India–China Commitments


Context

  • PM Modi & President Xi met in Tianjin (Sept 2025) amid strained post-Galwan ties.

  • Objective: Reset ties through peace, trade & cooperation, while navigating U.S.–China trade tensions and South Asian competition.


Key Outcomes

1. Border Peace & Security

  • Modi: Peace & tranquillity on LAC = prerequisite for better ties.

  • Both leaders: Commitment to “fair, reasonable, mutually acceptable” boundary resolution.

  • Xi: Border should not define entire bilateral relationship.

2. Trade & Economy

  • Agreed on balanced trade, reduce India’s deficit.

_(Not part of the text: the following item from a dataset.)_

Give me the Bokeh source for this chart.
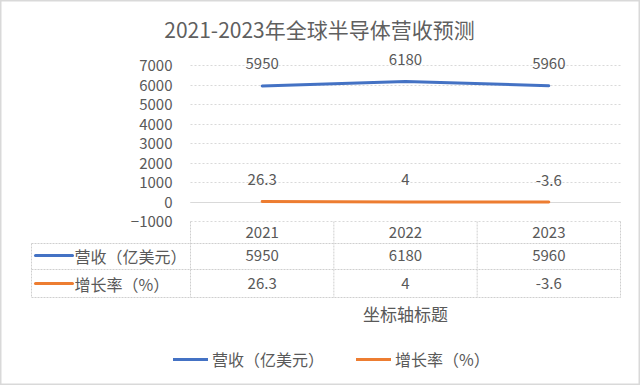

  • Encouraged mutual investments.

  • Both see themselves as stabilisers of world trade amid U.S. tariff wars.

  • Modi: Growing India–China trade can “change world’s perception of China”.

3. People-to-People Links

  • More direct flights & visa facilitation.

  • Kailash Mansarovar Yatra resumed.

4. Global Cooperation

  • Counter-terrorism support.

  • Coordination in multilateral forums on fair trade & global governance.

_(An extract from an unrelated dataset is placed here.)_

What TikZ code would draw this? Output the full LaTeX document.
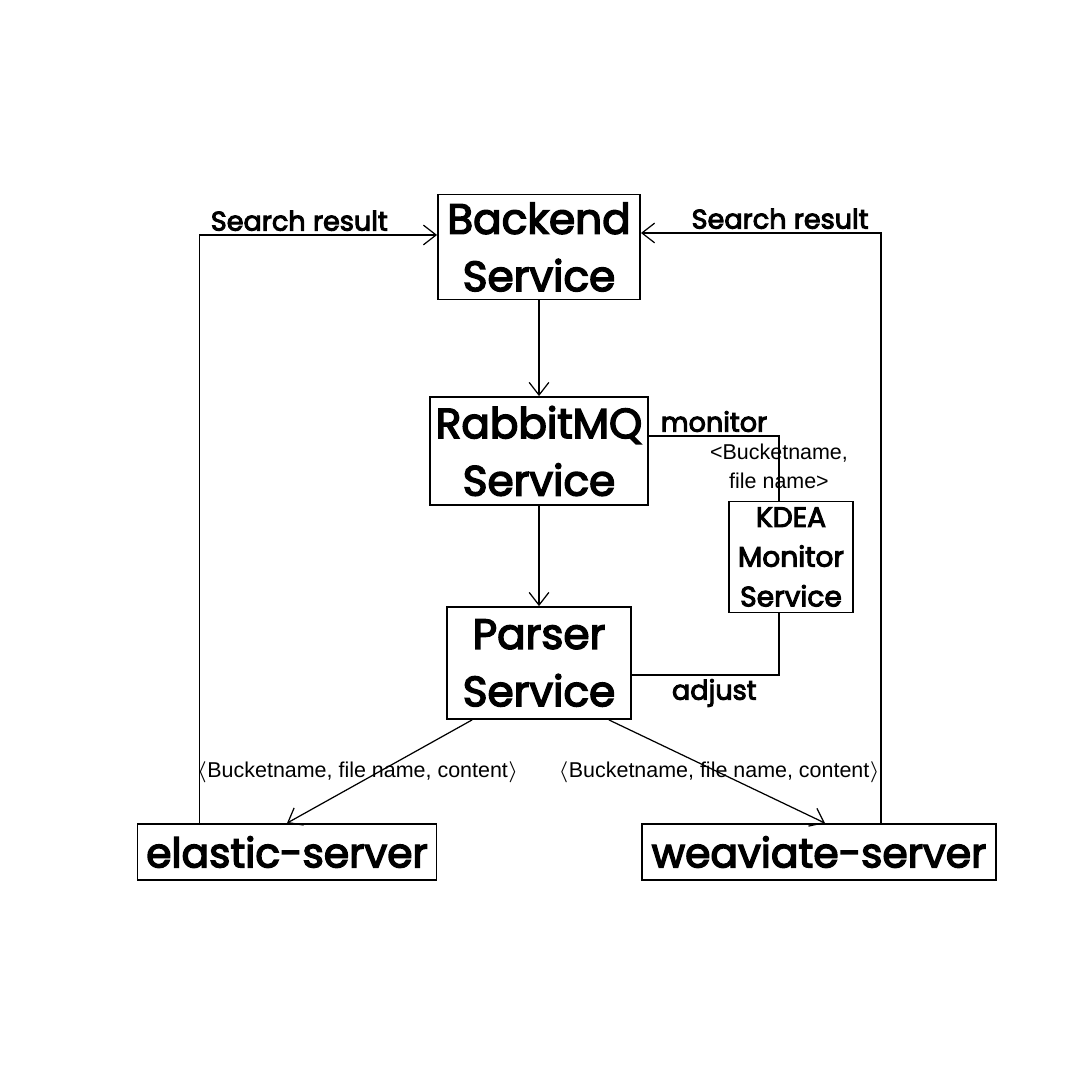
\documentclass[tikz,border=0pt]{standalone}
\usepackage{fontspec}
\setmainfont{Poppins}
\newfontfamily\headfont{Poppins}[FakeBold=3.5]
\newfontfamily\tagfont{Liberation Sans}
\usetikzlibrary{arrows.meta}
\tikzset{>={Straight Barb[length=3.6pt,width=5.6pt]}}
\tikzset{
    service/.style={draw, line width=0.5pt, inner sep=0pt, align=center, font=\headfont\fontsize{12}{16.3}\selectfont},
    server/.style={service, minimum height=0.56cm, font=\headfont\fontsize{11.6}{14}\selectfont},
    link/.style={line width=0.35pt},
    tag/.style={font=\headfont\fontsize{7.7}{9}\selectfont, inner sep=1pt},
    payload/.style={font=\tagfont\fontsize{6.1}{8.2}\selectfont, inner sep=0pt, align=center}
}

\begin{document}
\begin{tikzpicture}[x=0.01cm, y=-0.01cm]
    \useasboundingbox[fill=white](0, 0) rectangle (1080, 1080);
    \node[service, minimum width=2.02cm, minimum height=1.05cm](backend)at(539, 247){Backend\\Service};
    \node[service, minimum width=2.18cm, minimum height=1.08cm](rabbit)at(539, 451){RabbitMQ\\Service};
    \node[service, minimum width=1.84cm, minimum height=1.12cm](parser)at(539, 663){Parser\\Service};
    \node[service, minimum width=1.24cm, minimum height=1.11cm, font=\headfont\fontsize{8}{11.3}\selectfont](kdea)at(791, 557){KDEA\\Monitor\\Service};
    \node[server, minimum width=2.99cm](elastic)at(287, 852){elastic-server};
    \node[server, minimum width=3.54cm](weaviate)at(819, 852){weaviate-server};

    \draw[link, ->](backend)--(rabbit);
    \draw[link, ->](rabbit)--(parser);
    \draw[link]([yshift=-0.4cm]rabbit.north east)-|([xshift=-0.12cm]kdea.north)
        node[pos=0.25, above, tag]{monitor}
        node[pos=0.75, yshift=0.02cm, payload]{<Bucketname,\\file name>};
    \draw[link]([xshift=-0.12cm]kdea.south)|-([yshift=-0.12cm]parser.east)
        node[pos=0.72, below, tag]{adjust};
    \draw[link, ->]([xshift=0.26cm]parser.south west)--(elastic.north)
        node[pos=0.51, xshift=-0.2cm, payload]{$\langle$Bucketname, file name, content$\rangle$};
    \draw[link, ->]([xshift=-0.23cm]parser.south east)--([xshift=0.06cm]weaviate.north)
        node[pos=0.51, payload]{$\langle$Bucketname, file name, content$\rangle$};
    \draw[link, ->]([xshift=0.63cm]elastic.north west)|-([yshift=0.12cm]backend.west)
        node[pos=0.71, above, tag]{Search result};
    \draw[link, ->]([xshift=-1.16cm]weaviate.north east)|-([yshift=0.14cm]backend.east)
        node[pos=0.71, above, tag]{Search result};
\end{tikzpicture}
\end{document}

  • Both stressed strategic autonomy, avoided “third-country lens” (subtle U.S. reference).

5. Optics & Messaging

  • Xi: India & China are “partners, not rivals” → “dragon-elephant cooperative pas de deux”.

  • Modi: “Development partners, not rivals”.


⚖️ Opposition Criticism (Congress / Jairam Ramesh)

  • Govt. “legitimising” Chinese aggression post-Galwan 2020.

  • Modi’s June 19, 2020 statement = gave China a “clean chit” despite Army’s demand for status quo ante.

  • Govt. accepting a “new normal” of aggressive Beijing + passive India.

  • Concerns:

    • China–Pakistan coordination (Operation Sindoor, July 2025).

    • China’s Yarlung Tsangpo hydel project → risk for NE India.

    • Chinese dumping → hurting Indian MSMEs.


🌏 Regional Context

  • Myanmar: Modi → support for peace process, free elections, development aid.

  • Maldives–China: Xi–Muizzu → FTA implementation, Belt & Road projects, fisheries/environment cooperation.

    • Maldives continues “India Out” tilt.


📊 Strategic Takeaways

  1. India’s Approach → De-escalation + balancing: keep trade & multilateral cooperation alive while shelving hard border issues.

  2. China’s Approach → Decouple border dispute from overall ties, present itself as cooperative power.

  3. Domestic Politics → Opposition: reconciliation without restoring pre-Galwan LAC status quo = surrender.

  4. Geopolitical Lens → Both avoid U.S. angle; prefer narrative of strategic autonomy.

  5. Neighbourhood Angle → China deepening Maldives presence; India holding ground in Myanmar.